Just flipping through newspapers of the past, I notice they cover things of local interest like schools, labor, city council meetings, transportation news, tax increases, weddings, obituaries, births, weather, sports, concert and theater reviews, as well as national and world news such as civil rights marches and legislation, news on hot wars and cold wars, and tons of other topics. Do these topics seem overly selective? Certainly there was some selectivity in that editors can’t cover all topics, so they picked topics that would be of interest to the most readers. Data compiled by Nielsen and reported by Pew Research shows that, from 1999 through 2014, white, black, and Asian ethnic groups all had nearly identical daily newspaper readership (and Hispanic readership was lower, but proportionate), so I guess editors did a pretty good job of providing what their readers of all ethnicities wanted. Yet this journalism school report would have us believe that only white people were served by objective news in the past. Even if that were true, which they haven’t established, that would not be an indictment on the principle of objectivity, but rather an accusation that past editors were not objective enough.

The answer, they say, is to strive for truth, not merely accuracy:

Accuracy starts with a commitment to verifiable facts, with no compromises. But facts, while true, aren’t necessarily the whole truth. Therefore, your journalists must consider multiple perspectives to provide context where needed. That said, avoid lazy or mindless “balance” or “both-sides-ism.” If your reporting combines accuracy and open-mindedness to multiple points of view, the result should still reflect the most honest picture of reality you can present – what Bob Woodward and Carl Bernstein call “the best available version of the truth.”
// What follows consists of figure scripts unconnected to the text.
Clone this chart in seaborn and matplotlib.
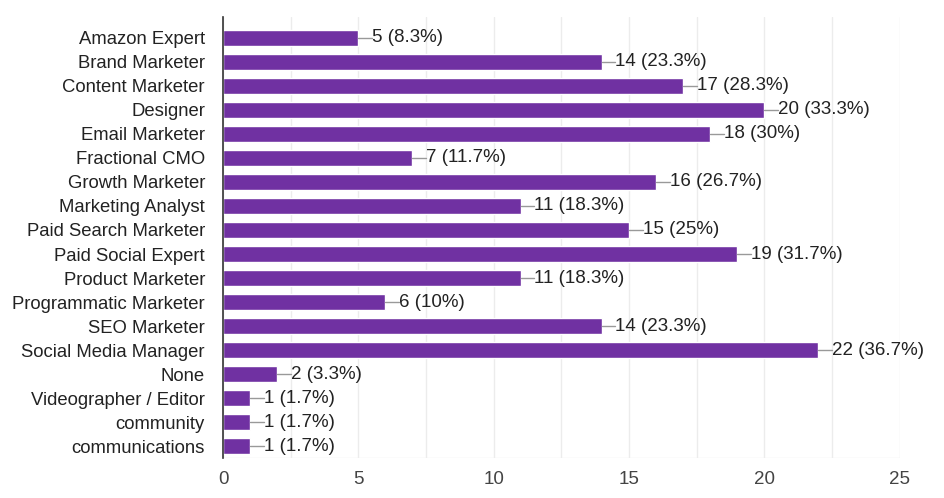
import matplotlib
matplotlib.use("Agg")
import matplotlib.pyplot as plt
import numpy as np
import pandas as pd
import seaborn as sns

roles = [
    "Amazon Expert", "Brand Marketer", "Content Marketer", "Designer",
    "Email Marketer", "Fractional CMO", "Growth Marketer", "Marketing Analyst",
    "Paid Search Marketer", "Paid Social Expert", "Product Marketer",
    "Programmatic Marketer", "SEO Marketer", "Social Media Manager", "None",
    "Videographer / Editor", "community", "communications",
]
counts = [5, 14, 17, 20, 18, 7, 16, 11, 15, 19, 11, 6, 14, 22, 2, 1, 1, 1]
pct_labels = ["8.3%", "23.3%", "28.3%", "33.3%", "30%", "11.7%", "26.7%", "18.3%",
              "25%", "31.7%", "18.3%", "10%", "23.3%", "36.7%", "3.3%", "1.7%",
              "1.7%", "1.7%"]
x_ticks = [0, 5, 10, 15, 20, 25]

df = pd.DataFrame({"role": roles, "count": counts, "pct": pct_labels})

sns.set_theme(style="white")
plt.rcParams["font.family"] = ["Liberation Sans", "DejaVu Sans"]

fig = plt.figure(figsize=(9.45, 4.98), dpi=100)
ax = fig.add_axes([0.236, 0.080, 0.716, 0.885])

sns.barplot(data=df, x="count", y="role", orient="h", color="#7031a2",
            saturation=1, width=0.68, ax=ax)

# gridlines every 2.5
for gx in np.arange(0, 25.01, 2.5):
    ax.axvline(gx, color="#ececec", lw=1, zorder=0)
ax.axhline(17.5, color="#ececec", lw=1, zorder=0)

for i, row in df.iterrows():
    ax.plot([row["count"], row["count"] + 0.5], [i, i], color="#999999", lw=1)
    ax.text(row["count"] + 0.5, i, f"{row['count']} ({row['pct']})",
            va="center", ha="left", fontsize=13.5, color="#222222")

ax.set_xlim(0, 25)
ax.set_ylim(17.5, -0.85)
ax.set_xticks(x_ticks)
ax.set_xlabel("")
ax.set_ylabel("")
ax.tick_params(axis="x", labelsize=13.5, colors="#444444", length=0, pad=9)
ax.tick_params(axis="y", labelsize=13.3, colors="#222222", length=0, pad=13)
for s in ["top", "right", "bottom"]:
    ax.spines[s].set_visible(False)
ax.spines["left"].set_color("#333333")
ax.spines["left"].set_linewidth(1.2)

plt.savefig("out.png", dpi=100)
plt.close()
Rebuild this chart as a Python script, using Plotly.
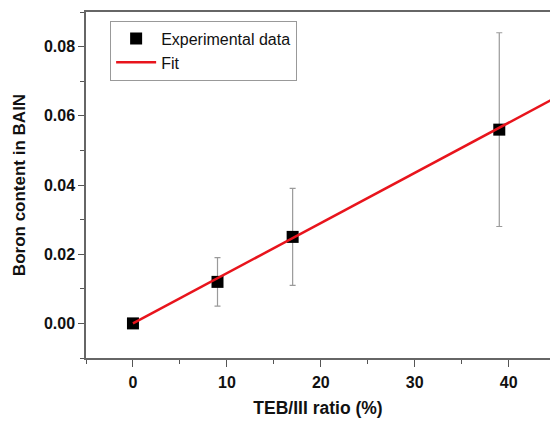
import plotly.graph_objects as go

# Data
teb_ratio = [0, 9, 17, 39]
boron_content = [0.0, 0.012, 0.025, 0.056]
boron_error = [0.0, 0.007, 0.014, 0.028]

fit_x = [0, 46]
fit_y = [0.0, 0.0667]

x_ticks = [0, 10, 20, 30, 40]
y_ticks = [0.00, 0.02, 0.04, 0.06, 0.08]
y_tick_labels = ["0.00", "0.02", "0.04", "0.06", "0.08"]

fig = go.Figure()

fig.add_trace(go.Scatter(
    x=teb_ratio, y=boron_content, mode="markers", name="Experimental data",
    marker=dict(symbol="square", size=12, color="black"),
    error_y=dict(type="data", array=boron_error, visible=True,
                 color="#9a9a9a", thickness=1.2, width=3),
))
fig.add_trace(go.Scatter(
    x=fit_x, y=fit_y, mode="lines", name="Fit",
    line=dict(color="#e8141c", width=2.5),
))

tick_font = dict(family="Liberation Sans, Arial", size=16, color="#111", weight="bold")

fig.update_layout(
    width=550, height=421,
    margin=dict(l=86, r=0, t=12, b=63),
    plot_bgcolor="white", paper_bgcolor="white",
    showlegend=True,
    legend=dict(
        x=0.052, y=0.975, xanchor="left", yanchor="top",
        bgcolor="white", bordercolor="#999", borderwidth=1,
        font=dict(family="Liberation Sans, Arial", size=16, color="#111"),
        tracegroupgap=0, itemwidth=40,
    ),
    xaxis=dict(
        range=[-5, 44.4], tickvals=x_ticks, ticks="outside", ticklen=7,
        tickcolor="#555", tickwidth=1.2, ticklabelstandoff=2,
        minor=dict(dtick=5, ticks="outside", ticklen=4, tickcolor="#555", tickwidth=1.2),
        showline=True, linecolor="#666", linewidth=1.5, mirror=True,
        showgrid=False, zeroline=False,
        tickfont=tick_font,
        title=dict(text="TEB/III ratio (%)",
                   font=dict(family="Liberation Sans, Arial", size=17.5, color="#111", weight="bold"),
                   standoff=12),
    ),
    yaxis=dict(
        range=[-0.01, 0.09], tickvals=y_ticks, ticktext=y_tick_labels,
        ticks="outside", ticklen=6, tickcolor="#555", tickwidth=1.2,
        minor=dict(dtick=0.01, tick0=0, ticks="outside", ticklen=4, tickcolor="#555", tickwidth=1.2),
        showline=True, linecolor="#666", linewidth=1.5,
        showgrid=False, zeroline=False,
        tickfont=tick_font,
        title=dict(text="Boron content in BAIN",
                   font=dict(family="Liberation Sans, Arial", size=17, color="#111", weight="bold"),
                   standoff=14),
    ),
)

fig.write_html("out.html")
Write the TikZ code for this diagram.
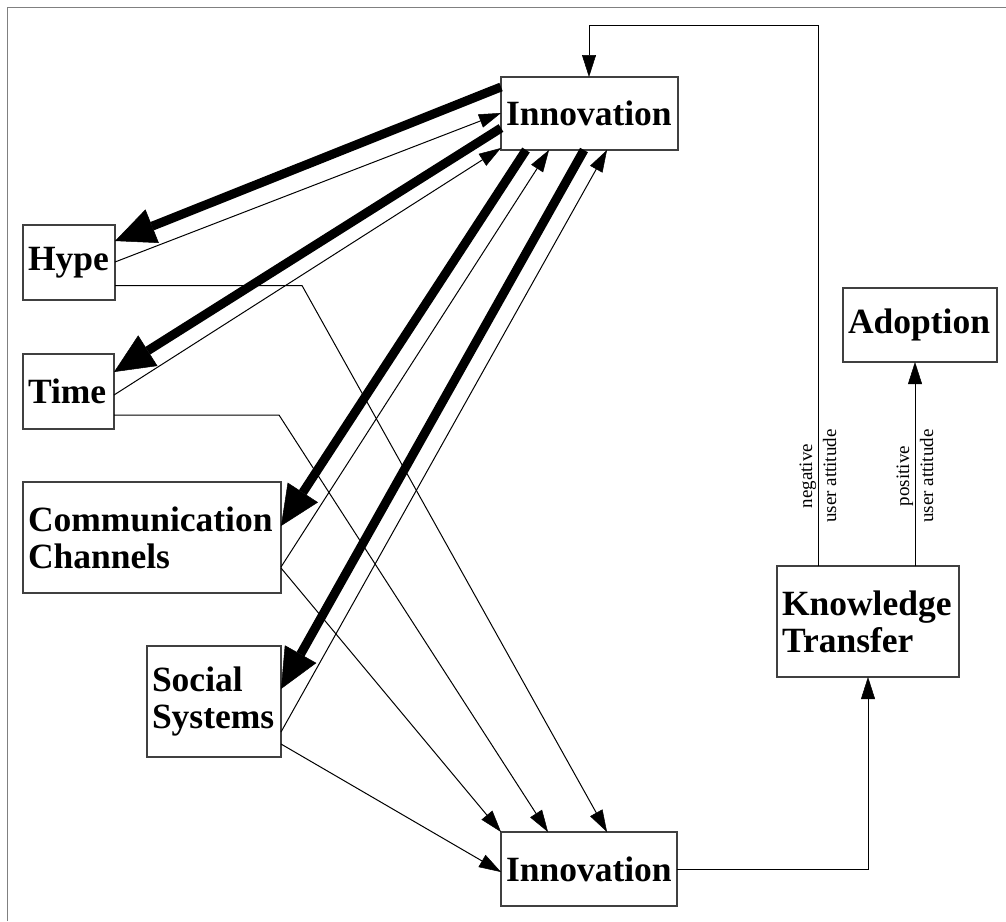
\documentclass[tikz,border=0pt]{standalone}
\usepackage{fontspec}
\setmainfont{Liberation Serif}
\usetikzlibrary{arrows.meta,calc}
\begin{document}
\begin{tikzpicture}[x=1pt,y=-1pt,
  box/.style={draw=black!75, line width=1.3pt, fill=white, rectangle,
    anchor=north west, outer sep=0pt, inner xsep=5pt, inner ysep=0pt,
    font=\fontsize{35.5}{37}\selectfont\bfseries, align=left},
  heavy/.style={line width=9pt, -{Triangle[length=40pt,width=36pt,line width=0.5pt]}},
  light/.style={line width=1pt, -{Triangle[length=22pt,width=14pt,line width=0.5pt]}},
  note/.style={font=\fontsize{19}{24}\selectfont, rotate=90, align=center, inner sep=0pt},
  frame/.style={draw=black!50, line width=1.6pt},
]
\useasboundingbox (0,0) rectangle (1006,921);

% outer frame (top and left edges only)
\draw[frame] (7.5,921) -- (7.5,7.5) -- (1006,7.5);

% boxes
\node[box, minimum width=177pt, minimum height=73pt, text width=167pt] (inn1) at (501,77) {Innovation};
\node[box, minimum width=92pt, minimum height=75pt, text width=82pt] (hype) at (23,225) {Hype};
\node[box, minimum width=91pt, minimum height=75pt, text width=81pt] (time) at (23,354) {Time};
\node[box, minimum width=258pt, minimum height=111pt, text width=248pt] (cc) at (23,482) {Communication\\Channels};
\node[box, minimum width=134pt, minimum height=111pt, text width=124pt] (ss) at (147,646) {Social\\Systems};
\node[box, minimum width=176pt, minimum height=74pt, text width=166pt] (inn2) at (501,832) {Innovation};
\node[box, minimum width=182pt, minimum height=111pt, text width=172pt] (kt) at (777,566) {Knowledge\\Transfer};
\node[box, minimum width=154pt, minimum height=74pt, text width=144pt] (adopt) at (843,288) {Adoption};

% heavy arrows from the upper Innovation box
\draw[heavy] ($(inn1.north west)+(0,10)$) -- ($(hype.north east)+(0,16)$);
\draw[heavy] ($(inn1.north west)+(0,51)$) -- ($(time.north east)+(0,18)$);
\draw[heavy] ($(inn1.south west)+(25,0)$) -- ($(cc.north east)+(0,44)$);
\draw[heavy] ($(inn1.south west)+(83,0)$) -- ($(ss.north east)+(0,43)$);

% feedback to the upper Innovation box
\draw[light] ($(hype.north east)+(0,37)$) -- ($(inn1.north west)+(0,36)$);
\draw[light] ($(time.north east)+(0,41)$) -- ($(inn1.south west)+(0,-2)$);
\draw[light] ($(cc.north east)+(0,85)$) -- ($(inn1.south west)+(48,0)$);
\draw[light] ($(ss.north east)+(0,86)$) -- ($(inn1.south west)+(106,0)$);

% flows into the lower Innovation box
\draw[light] ($(hype.north east)+(0,60.5)$) -- ++(187,0) -- ($(inn2.north west)+(106,0)$);
\draw[light] ($(time.north east)+(0,61)$) -- ++(165,0) -- ($(inn2.north west)+(47,0)$);
\draw[light] ($(cc.north east)+(0,86)$) -- (inn2.north west);
\draw[light] ($(ss.north east)+(0,98)$) -- ($(inn2.north west)+(0,40)$);

% knowledge transfer loop
\draw[light] ($(inn2.north east)+(0,37)$) -| (kt.south);
\draw[light] ($(kt.north west)+(138,0)$) -- ($(adopt.south west)+(72,0)$);
\draw[light] ($(kt.north west)+(41,0)$) -- ++(0,-541) -| ($(inn1.north west)+(88,0)$);

% edge labels
\node[note] (neg) at (818,476) {negative\\user attitude};
\node[note] (pos) at (915,476) {positive\\user attitude};
\end{tikzpicture}
\end{document}
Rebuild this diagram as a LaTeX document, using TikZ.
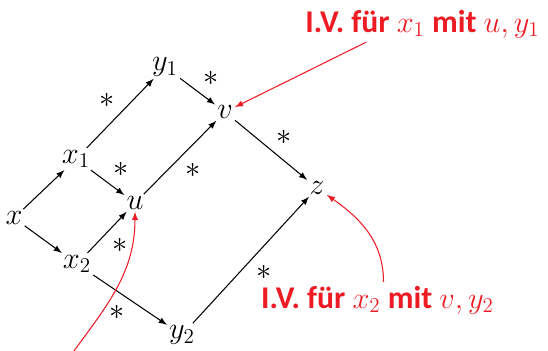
\documentclass[tikz,border=0pt]{standalone}
\usepackage{fontspec}
\setmainfont{Carlito}
\usepackage{amsmath,amssymb}
\definecolor{ivred}{RGB}{237,28,36}

\begin{document}
\begin{tikzpicture}[
        var/.style={inner sep=1pt, font=\LARGE},
        ast/.style={inner sep=3pt, font=\LARGE},
        iv/.style={text=ivred, inner sep=2pt, font=\fontsize{18}{20}\selectfont\bfseries},
        ivarrow/.style={draw=ivred, line width=0.6pt, -latex},
        line width=0.6pt]
        \useasboundingbox (0,0) rectangle (10.96,7);

            \node[var] (x) at (0.28,2.64) {\(x\)};
            \node[var] (x1) at (1.52,3.82) {\(x_1\)};
            \node[var] (x2) at (1.54,1.72) {\(x_2\)};
            \node[var] (u) at (2.70,2.94) {\(u\)};
            \node[var] (y1) at (3.30,5.66) {\(y_1\)};
            \node[var] (v) at (4.50,4.76) {\(v\)};
            \node[var] (z) at (6.34,3.24) {\(z\)};
            \node[var] (y2) at (3.64,0.30) {\(y_2\)};

            \node[iv] (ivone) at (8.45,6.52) {I.V. für \(x_1\) mit \(u, y_1\)};
            \node[iv] (ivtwo) at (7.55,1.00) {I.V. für \(x_2\) mit \(v, y_2\)};
            \coordinate (ivu) at (1.28,-0.3);

            \draw[-latex] (x) -- (x1);
            \draw[-latex] (x) -- (x2);
            \draw[-latex] (x1) -- node[ast, above left] (s1) {\(*\)} (y1);
            \draw[-latex] (x1) -- node[ast, above right] (s2) {\(*\)} (u);
            \draw[-latex] (x2) -- node[ast, below right] (s3) {\(*\)} (u);
            \draw[-latex] (x2) -- node[ast, below left] (s4) {\(*\)} (y2);
            \draw[-latex] (y1) -- node[ast, above right] (s5) {\(*\)} (v);
            \draw[-latex] (u) -- node[ast, below right] (s6) {\(*\)} (v);
            \draw[-latex] (v) -- node[ast, above right] (s7) {\(*\)} (z);
            \draw[-latex] (y2) -- node[ast, below right] (s8) {\(*\)} (z);

            \draw[ivarrow] ([xshift=1.3cm]ivone.south west) -- (v);
            \draw[ivarrow] ([xshift=0.12cm]ivtwo.north) to[out=90, in=-35] (z);
            \draw[ivarrow] (ivu) to[out=55, in=-90] (u);

\end{tikzpicture}
\end{document}
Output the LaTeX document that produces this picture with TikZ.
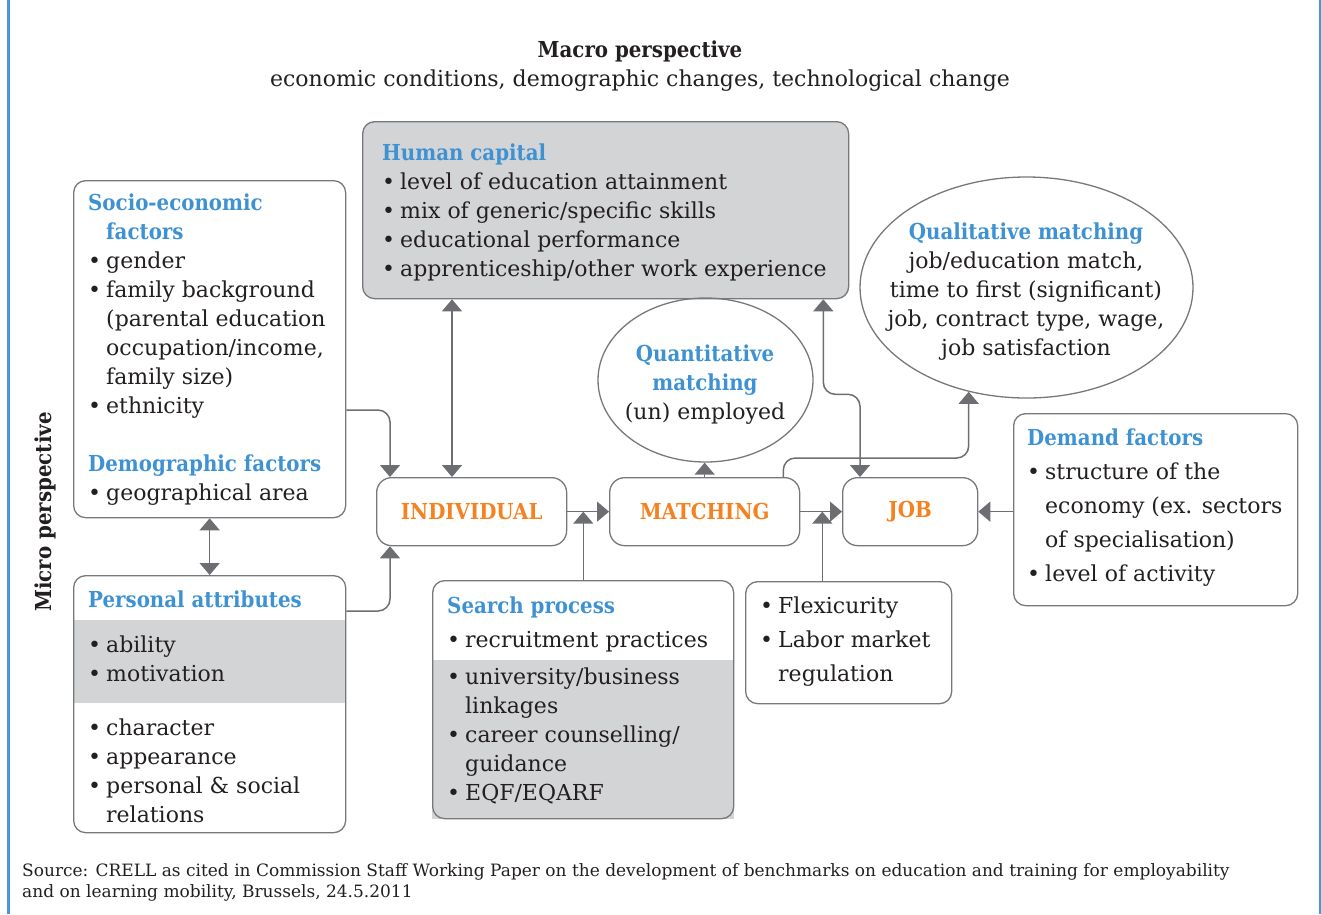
\documentclass[tikz,border=0pt]{standalone}
\usepackage{fontspec}
\setmainfont{DejaVu Serif}
\newfontfamily\hd[FakeStretch=0.9]{DejaVu Serif}
\usetikzlibrary{arrows.meta,shapes.geometric}
\definecolor{hblue}{HTML}{3F92D2}
\definecolor{framblue}{HTML}{4C96D7}
\definecolor{orng}{HTML}{F58220}
\definecolor{bandgray}{HTML}{D3D4D6}
\definecolor{linegray}{HTML}{6D6E71}
\definecolor{bordgray}{HTML}{77787B}
\definecolor{ink}{HTML}{231F20}
% list helpers
\newcommand\itm{\makebox[18pt][l]{\textbullet}}
\newcommand\ind{\hspace*{18pt}}
\newcommand\hdg[1]{{\hd\bfseries\color{hblue}#1}}
\newcommand\lines[1]{\begin{tabular}[t]{@{}l@{}}#1\end{tabular}}
\newcommand\clines[1]{\begin{tabular}[t]{@{}c@{}}#1\end{tabular}}
\begin{document}
\begin{tikzpicture}[x=1pt,y=-1pt,
  >={Triangle[width=20pt,length=12pt]},
  box/.style={draw=bordgray, line width=1.3pt, rounded corners=12pt, inner sep=0pt, anchor=north west},
  mainbox/.style={box, rounded corners=15pt, text=orng, font=\hd\bfseries\fontsize{22}{26}\selectfont},
  oval/.style={ellipse, draw=bordgray, line width=1.3pt, inner sep=0pt},
  conn/.style={draw=linegray, fill=none, line width=1.5pt, rounded corners=12pt},
  txt/.style={inner sep=0pt, anchor=base west, text=ink, font=\fontsize{22}{29}\selectfont},
  wide/.style={font=\fontsize{22}{34}\selectfont},
  ttl/.style={inner sep=0pt, text=ink, font=\hd\bfseries\fontsize{22}{26}\selectfont}]
\useasboundingbox (0,0) rectangle (1321,914);

% page frame
\draw[framblue, line width=3pt] (8,0) -- (8,914);
\draw[framblue, line width=3pt] (1320,0) -- (1320,914);

% headings
\node[ttl, anchor=base] (macro) at (640,57) {Macro perspective};
\node[txt, anchor=base] (macrosub) at (640,86) {economic conditions, demographic changes, technological change};
\node[ttl, rotate=90] (micro) at (45,512) {Micro perspective};

% human capital
\node[box, fill=bandgray, minimum width=486pt, minimum height=177pt] (human) at (362,121) {};
\node[txt] (humanT) at (382,160) {\lines{\hdg{Human capital}\\
  \itm level of education attainment\\
  \itm mix of generic/specific skills\\
  \itm educational performance\\
  \itm apprenticeship/other work experience}};

% socio-economic and demographic factors
\node[box, minimum width=272pt, minimum height=337pt] (socio) at (73,180) {};
\node[txt] (socioT) at (88,210) {\lines{\hdg{Socio-economic}\\
  \ind\hdg{factors}\\
  \itm gender\\
  \itm family background\\
  \ind (parental education\\
  \ind occupation/income,\\
  \ind family size)\\
  \itm ethnicity\\
  \\
  \hdg{Demographic factors}\\
  \itm geographical area}};

% personal attributes
\fill[bandgray] (73,620) rectangle (345,703);
\node[box, minimum width=272pt, minimum height=257pt] (personal) at (73,575) {};
\node[txt] (persH) at (88,607) {\hdg{Personal attributes}};
\node[txt] (persA) at (88,652) {\lines{\itm ability\\ \itm motivation}};
\node[txt] (persB) at (88,735) {\lines{\itm character\\
  \itm appearance\\
  \itm personal \& social\\
  \ind relations}};

% search process
\fill[bandgray] (432,660) rectangle (734,819);
\node[box, minimum width=301pt, minimum height=238pt] (search) at (432,580) {};
\node[txt, wide] (searchA) at (447,613) {\lines{\hdg{Search process}\\ \itm recruitment practices}};
\node[txt] (searchB) at (447,684) {\lines{\itm university/business\\
  \ind linkages\\
  \itm career counselling/\\
  \ind guidance\\
  \itm EQF/EQARF}};

% institutional factors
\node[box, minimum width=206pt, minimum height=122pt] (flex) at (745,581) {};
\node[txt, wide] (flexT) at (760,613) {\lines{\itm Flexicurity\\ \itm Labor market\\ \ind regulation}};

% demand factors
\node[box, minimum width=284pt, minimum height=192pt] (demand) at (1013,413) {};
\node[txt, wide] (demandT) at (1027,445) {\lines{\hdg{Demand factors}\\
  \itm structure of the\\
  \ind economy (ex. sectors\\
  \ind of specialisation)\\
  \itm level of activity}};

% central chain
\node[mainbox, minimum width=190pt, minimum height=68pt] (individual) at (376,477) {INDIVIDUAL};
\node[mainbox, minimum width=190pt, minimum height=68pt] (matching) at (609,477) {MATCHING};
\node[mainbox, minimum width=135pt, minimum height=68pt] (job) at (842,477) {JOB};

% outcomes
\node[oval, minimum width=215pt, minimum height=164pt] (quant) at (705.5,380) {};
\node[txt, anchor=base] (quantT) at (705,361) {\clines{\hdg{Quantitative}\\ \hdg{matching}\\ (un) employed}};
\node[oval, minimum width=333pt, minimum height=221pt] (qual) at (1026.5,287.5) {};
\node[txt, anchor=base] (qualT) at (1026,239) {\clines{\hdg{Qualitative matching}\\
  job/education match,\\
  time to first (significant)\\
  job, contract type, wage,\\
  job satisfaction}};

% connectors
\draw[conn,->] ([yshift=-230pt]socio.north east) -| ([xshift=14pt]individual.north west);
\draw[conn,->] ([yshift=-36pt]personal.north east) -| ([xshift=14pt]individual.south west);
\draw[conn,<->] ([xshift=90pt]human.south west) -- ([xshift=76pt]individual.north west);
\draw[conn,<->] (socio.south) -- (personal.north);
\draw[conn,->] (individual.east) -- (matching.west);
\coordinate (jA) at ([xshift=16pt]individual.east);
\draw[conn,->] (search.north -| jA) -- (jA);
\draw[conn,->] (matching.east) -- (job.west);
\coordinate (jB) at ([xshift=22pt]matching.east);
\draw[conn,->] (flex.north -| jB) -- (jB);
\draw[conn,->] (demand.west |- job.east) -- (job.east);
\draw[conn,->] (matching.north) -- (matching.north |- quant.south);
\draw[conn,->] ([xshift=-17pt]matching.north east) -- ++(0,-19) -| (qual.241);
\draw[conn,<->] ([xshift=-26pt]human.south east) -- ++(0,95) -| ([xshift=18pt]job.north west);

% source line
\node[txt, font=\fontsize{17}{21}\selectfont] (src) at (22,876) {\lines{Source: CRELL as cited in Commission Staff Working Paper on the development of benchmarks on education and training for employability\\
  and on learning mobility, Brussels, 24.5.2011}};
\end{tikzpicture}
\end{document}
These goals–accuracy, multiple perspectives, open-mindedness to multiple points of view–are actually the definition of objectivity. The whole report is basically arguing that editors and news directors in the past failed to be objective because they excluded certain perspectives (female, people of color, etc.). But rather than say we need to do better–to be more objective by making sure we’re including points of view that have been allegedly excluded in the past–to be more open-minded, they argue instead that we should be just as closed-minded as in the past, but just change our prejudices. Include women and people of color, but now exclude white males and perspectives we don’t like (“like climate change or the intensifying assault on democracy”). Let’s do the same thing we say we oppose, but just turn the tables a little, and then insulate ourselves against charges of bias by claiming that objectivity is patriarchal and unattainable anyway. That way, we’re just as biased as we accuse the past of being, but it’s okay now because we’re not claiming to be objective anymore. We’re not even claiming to be merely accurate. We’re going for truth.

“Bias is truth” is the new journalistic standard. Perhaps we can add that to the Orwellian platitudes of “War is peace,” “Slavery is freedom,” and “Ignorance is strength.”